McALLEN, Texas (ValleyCentral) — A man linked to high-level drug smugglers pleaded guilty Thursday to laundering money.
Gabino Lopez, 45, of San Benito transported cash from an industrial town near Houston to the Rio Grande Valley.
“Guilty,” Lopez said Thursday morning, when he appeared before Chief U.S. District Judge Randy Crane at the federal courthouse in McAllen.

Lopez was born in Brownsville and raised in Matamoros.
At some point, a cousin who worked on a ranch in Mexico introduced Lopez to a drug smuggler.
The smuggler told Lopez “he knew people who moved merchandise, and that if Lopez knew anyone who was willing to do that kind of work, they could make some money,” according to documents filed by federal prosecutors.
In 2005, when his wife became pregnant, Lopez needed extra cash.
Lopez found two drivers, “Pedro” and “Luis,” who could transport cocaine to Dallas, according to documents filed by federal prosecutors. The smuggler paid him $300.

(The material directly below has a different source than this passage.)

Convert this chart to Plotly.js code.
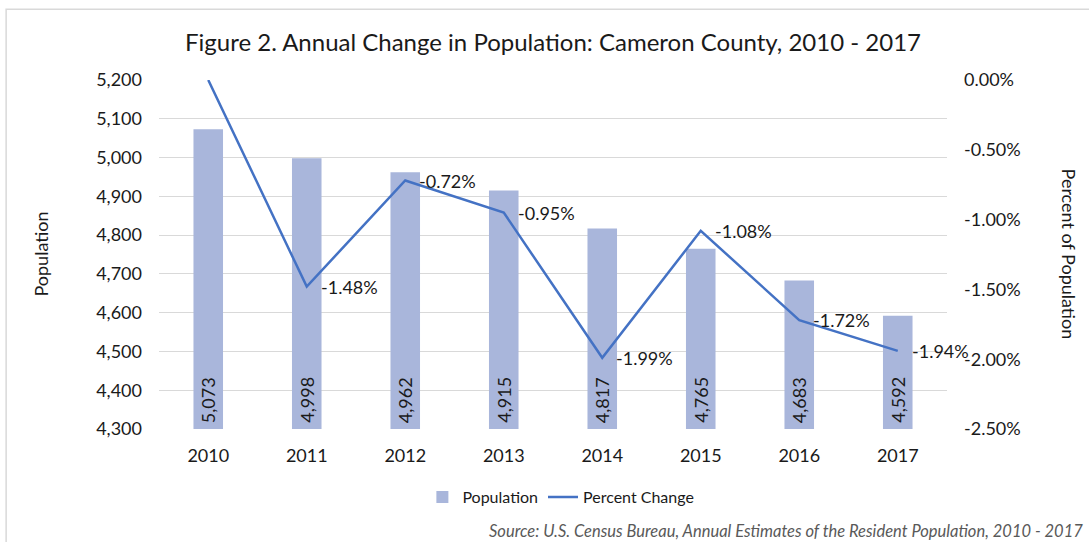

A week later, Lopez and the smuggler headed to Fort Worth to pick up payment for the cocaine.
The Fort Worth Police Department, however, had seized the cocaine — and sent an undercover police officer to meet them.
Lopez pleaded guilty.
“I’m very repentant,” Lopez said in 2006, when he appeared before a judge for sentencing. “And I’m not going to do it again.”
The U.S. Bureau of Prisons released Lopez in 2010.
Less than a year later, Lopez was charged with selling cocaine. A federal judge sent him back to prison.
Lopez was released in 2018.
He resurfaced on Nov. 15, 2021, when federal agents intercepted a suspicious package in Weslaco.
Someone had shipped the package from a taqueria in Fort Wayne, Indiana, to a home in Progreso, according to an affidavit filed in a civil forfeiture case.
The package was addressed to Lopez.
After obtaining a search warrant, agents opened the package and seized $15,000 in cash.
Three days later, a state trooper stopped Lopez on Interstate 2 in Mercedes because the license plate on his Chevrolet Tahoe belonged to another car.
During a search, agents discovered $28,000.
The money had been placed in clear, vacuum-sealed bags and hidden in a tow dolly attached to the Tahoe.
Lopez said he knew the cash was drug money, according to a civil forfeiture affidavit.
Someone in Mexico, who he knew as “El Don,” promised him $3,000 to drive the tow dolly to Baytown, an industrial city near Houston.
Lopez said he met two men at the Buc-ee’s convenience store in Baytown. They took the trailer and loaded it with $28,000 in cash.
“He has been around this type of thing before,” according to the affidavit, “so he knows the money is drug money.”

Agents didn’t arrest Lopez until 2024.
“Essentially, because there was an ongoing investigation, we refrained from charging Mr. Lopez,” Assistant U.S. Attorney Alejandra Andrade said during a hearing in May 2024.
Lopez had been “connected to high-level targets,” Andrade said, “that are drug trafficking targets.”
Andrade didn’t identify the drug traffickers or provide any details about them.
Less than a year after Lopez confessed to picking up drug money in Baytown, a task force in Arkansas caught him with about 8 pounds of cocaine.
“It coincided with, later, the Arkansas case,” Andrade said. “We wanted to make sure that it was two different things, basically.”
Lopez returned to court Thursday morning.
Dressed in gray sweatpants and a gray sweatshirt, he pleaded guilty to participating in a conspiracy to launder drug money.
Sentencing is scheduled for May. Lopez faces a maximum of 20 years in federal prison.